Retraites : l’âge de départ repoussé par un simple amendement ?

Mardi, Élisabeth Borne s’est invitée à la réunion des groupes parlementaires de la majorité présidentielle. Car la bataille des retraites est imminente. La Première ministre devrait présenter le projet de loi d’ici 15 jours. Pour un débat dans l’hémicycle en janvier. Et une adoption avant l’été.

Pas un mot à la sortie, mais sur le trottoir, les maréchaux de la Macronie semblaient satisfaits.

La majorité présidentielle avait quelques états d’âme, ces dernières semaines. Beaucoup de députés n’ont pas envie de revivre les affrontements d’il y a trois ans, juste avant le COVID. Ils ont réclamé et obtenu quelques cuillères de miel pour faire avaler la potion aux salariés.

Ainsi le montant de la retraite minimum a été revu à la hausse. Au lieu des 1 100 euros initialement promis, on s’achemine vers une pension équivalente à 85 % du smic pour une carrière complète.

Seconde assurance donnée à la majorité, les économies générées par la réforme alimenteront les retraites et rien que les retraites.

Ça reste à voir. Pour Valérie Rabault, la présidente du groupe socialiste, l’intention du gouvernement n’est pas de sauver les retraites.

Il y a plus paradoxal encore. Cette réforme va générer des dépenses supplémentaires pour la collectivité. C’est ce qu’a souligné Mathilde Panot lors de son point de presse.

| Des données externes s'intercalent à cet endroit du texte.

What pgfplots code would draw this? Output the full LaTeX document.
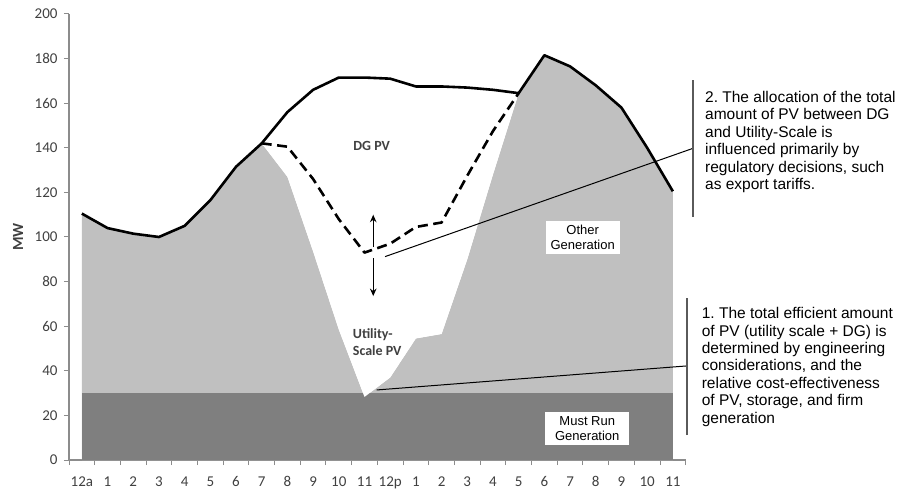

Explication. Aujourd’hui, l’âge moyen de départ à la retraite est de 63 ans et un mois selon les dernières statistiques de la Sécurité sociale.

En l’état, le projet de loi du gouvernement prévoit de repousser l’âge légal de départ à 63 ans en 2025, 64 ans en 2028 et 65 ans en 2031. Sans allonger la durée des cotisations.

On va donc se retrouver avec des salariés qui auront réuni un nombre suffisant de trimestres pour liquider leur retraite, mais qui devront patienter jusqu’à 64 ou 65 ans.

Et où patienteront-ils ? À Pole emploi.

Car les chefs d’entreprise ne vont pas les garder au chaud dans leurs effectifs.

Pour ceux qui croiraient au Père noël – je sais que c’est la saison – je rappelle que le taux d’emploi des personnes de plus de 55 ans était de 56,1 % au 4e trimestre 2021.

La réforme de l’assurance retraite va donc se faire au détriment des comptes de l’assurance chômage. C’est absurde ? Oui. Comme souvent avec ce gouvernement.

Comment l’exécutif compte-t-il faire passer sa réforme ? Il n’est pas certain qu’il puisse tabler sur le groupe LR pour trouver une majorité. Écoutez les réserves de Philippe Gosselin sur le report à 65 ans de l’âge légal.

Le débat parlementaire risque de se terminer par un 49-3.

Mais, depuis la réforme constitutionnelle de 2008, le gouvernement ne peut engager sa responsabilité qu’une fois par session. C’est un peu comme les totems d’immunité de Koh Lanta. Une fois qu’il a servi, c’est fini.

Il n’y a que dans le domaine budgétaire où c’est open bar. Ainsi, hier après-midi, Élisabeth Borne a engagé la responsabilité de son gouvernement pour la 7e fois.

Du coup, à Matignon, on cherche une astuce pour rester dans le périmètre des lois de finances. Et économiser ainsi le seul 49-3 disponible hors discussion budgétaire.

Une solution tient la corde : Élisabeth Borne pourrait utiliser un véhicule législatif dénommé projet de loi de financement rectificative de la Sécurité sociale. Un PLFRSS.

Vous ne savez pas de quoi il s’agit ? C’est normal. Cette aberration technocratique n’a été utilisée qu’à deux reprises dans l’histoire parlementaire : en 2011 et 2014.

En gros, c’est un texte qui permet d’ajuster après coup certaines dispositions comptables du budget de la Sécurité sociale. Une modification de l’âge du départ en retraite y aurait donc toute sa place, puisque, rappelons-le, la Sécurité sociale, c’est aussi la branche vieillesse.

Ce n’est pas suffisant répond Fabien Roussel. Pour le secrétaire national du Parti communiste, il faut consulter les Français.

La proposition n’a rien de fantaisiste. En avril dernier, interrogé sur BFM, Emmanuel Macron avait déclaré ne pas l’exclure « sur quelque réforme que ce soit s’il y a trop de tensions ». Si une telle consultation peut éviter de déchirer le pays pendant des mois, c’est une bonne idée.